Start
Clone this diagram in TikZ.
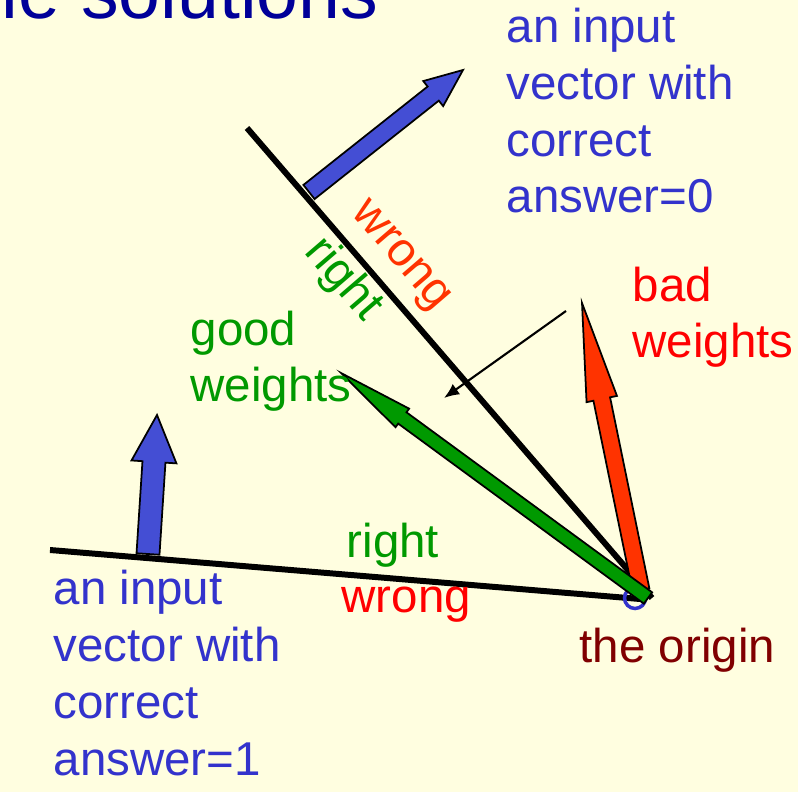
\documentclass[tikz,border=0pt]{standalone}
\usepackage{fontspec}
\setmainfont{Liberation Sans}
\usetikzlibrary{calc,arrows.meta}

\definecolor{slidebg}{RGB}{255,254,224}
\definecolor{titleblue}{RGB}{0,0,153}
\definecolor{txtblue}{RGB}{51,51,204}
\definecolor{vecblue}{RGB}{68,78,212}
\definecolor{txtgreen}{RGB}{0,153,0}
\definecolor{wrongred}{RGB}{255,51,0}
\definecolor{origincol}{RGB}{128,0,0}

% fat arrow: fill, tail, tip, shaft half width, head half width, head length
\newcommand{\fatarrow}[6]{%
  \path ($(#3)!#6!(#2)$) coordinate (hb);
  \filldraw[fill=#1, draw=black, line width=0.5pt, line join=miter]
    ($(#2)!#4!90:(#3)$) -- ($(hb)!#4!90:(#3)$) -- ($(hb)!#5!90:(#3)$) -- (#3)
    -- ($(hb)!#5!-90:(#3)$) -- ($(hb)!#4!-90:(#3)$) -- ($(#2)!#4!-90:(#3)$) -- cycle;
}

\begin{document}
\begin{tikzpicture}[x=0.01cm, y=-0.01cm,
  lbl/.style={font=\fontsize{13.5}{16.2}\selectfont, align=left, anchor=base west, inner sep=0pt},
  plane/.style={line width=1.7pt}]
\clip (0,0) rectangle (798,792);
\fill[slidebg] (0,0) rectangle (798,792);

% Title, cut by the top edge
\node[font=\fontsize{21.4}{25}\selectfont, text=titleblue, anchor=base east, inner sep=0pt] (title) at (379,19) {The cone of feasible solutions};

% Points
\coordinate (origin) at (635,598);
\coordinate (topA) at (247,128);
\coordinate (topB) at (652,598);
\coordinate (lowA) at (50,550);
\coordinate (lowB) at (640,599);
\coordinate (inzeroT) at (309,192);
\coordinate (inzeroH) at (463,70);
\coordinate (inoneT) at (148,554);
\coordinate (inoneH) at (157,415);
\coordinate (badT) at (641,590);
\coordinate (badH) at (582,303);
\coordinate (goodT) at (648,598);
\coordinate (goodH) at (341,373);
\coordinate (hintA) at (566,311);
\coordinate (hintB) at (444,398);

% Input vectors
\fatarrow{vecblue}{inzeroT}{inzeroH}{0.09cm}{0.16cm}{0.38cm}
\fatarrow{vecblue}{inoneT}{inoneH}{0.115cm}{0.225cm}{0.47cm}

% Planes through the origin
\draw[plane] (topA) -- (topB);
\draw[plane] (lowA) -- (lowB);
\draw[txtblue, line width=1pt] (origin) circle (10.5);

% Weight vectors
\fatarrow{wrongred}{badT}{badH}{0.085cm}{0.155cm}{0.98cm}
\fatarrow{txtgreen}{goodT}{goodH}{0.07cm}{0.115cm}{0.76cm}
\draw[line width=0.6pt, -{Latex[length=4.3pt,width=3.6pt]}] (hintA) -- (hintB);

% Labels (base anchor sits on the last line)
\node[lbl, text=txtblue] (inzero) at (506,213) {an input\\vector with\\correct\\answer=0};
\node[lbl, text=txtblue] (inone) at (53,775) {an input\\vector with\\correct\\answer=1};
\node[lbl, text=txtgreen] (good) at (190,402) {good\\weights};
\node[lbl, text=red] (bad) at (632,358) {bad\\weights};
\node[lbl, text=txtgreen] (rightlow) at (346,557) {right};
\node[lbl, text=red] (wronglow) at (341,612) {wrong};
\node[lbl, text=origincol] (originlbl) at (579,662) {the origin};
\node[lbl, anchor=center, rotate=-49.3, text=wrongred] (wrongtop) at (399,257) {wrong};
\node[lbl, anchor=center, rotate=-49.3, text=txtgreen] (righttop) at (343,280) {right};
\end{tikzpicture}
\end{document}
End
**WRITTEN REQUEST:**
Write out, word for word, the lines from the start of the data through the one holding "anchor=base east, inner". Omit pictures.

**RESULT FOR THIS EXERCISE:**
Clone this diagram in TikZ.
\documentclass[tikz,border=0pt]{standalone}
\usepackage{fontspec}
\setmainfont{Liberation Sans}
\usetikzlibrary{calc,arrows.meta}

\definecolor{slidebg}{RGB}{255,254,224}
\definecolor{titleblue}{RGB}{0,0,153}
\definecolor{txtblue}{RGB}{51,51,204}
\definecolor{vecblue}{RGB}{68,78,212}
\definecolor{txtgreen}{RGB}{0,153,0}
\definecolor{wrongred}{RGB}{255,51,0}
\definecolor{origincol}{RGB}{128,0,0}

% fat arrow: fill, tail, tip, shaft half width, head half width, head length
\newcommand{\fatarrow}[6]{%
  \path ($(#3)!#6!(#2)$) coordinate (hb);
  \filldraw[fill=#1, draw=black, line width=0.5pt, line join=miter]
    ($(#2)!#4!90:(#3)$) -- ($(hb)!#4!90:(#3)$) -- ($(hb)!#5!90:(#3)$) -- (#3)
    -- ($(hb)!#5!-90:(#3)$) -- ($(hb)!#4!-90:(#3)$) -- ($(#2)!#4!-90:(#3)$) -- cycle;
}

\begin{document}
\begin{tikzpicture}[x=0.01cm, y=-0.01cm,
  lbl/.style={font=\fontsize{13.5}{16.2}\selectfont, align=left, anchor=base west, inner sep=0pt},
  plane/.style={line width=1.7pt}]
\clip (0,0) rectangle (798,792);
\fill[slidebg] (0,0) rectangle (798,792);

% Title, cut by the top edge
\node[font=\fontsize{21.4}{25}\selectfont, text=titleblue, anchor=base east, inner sep=0pt] (title) at (379,19) {The cone of feasible solutions};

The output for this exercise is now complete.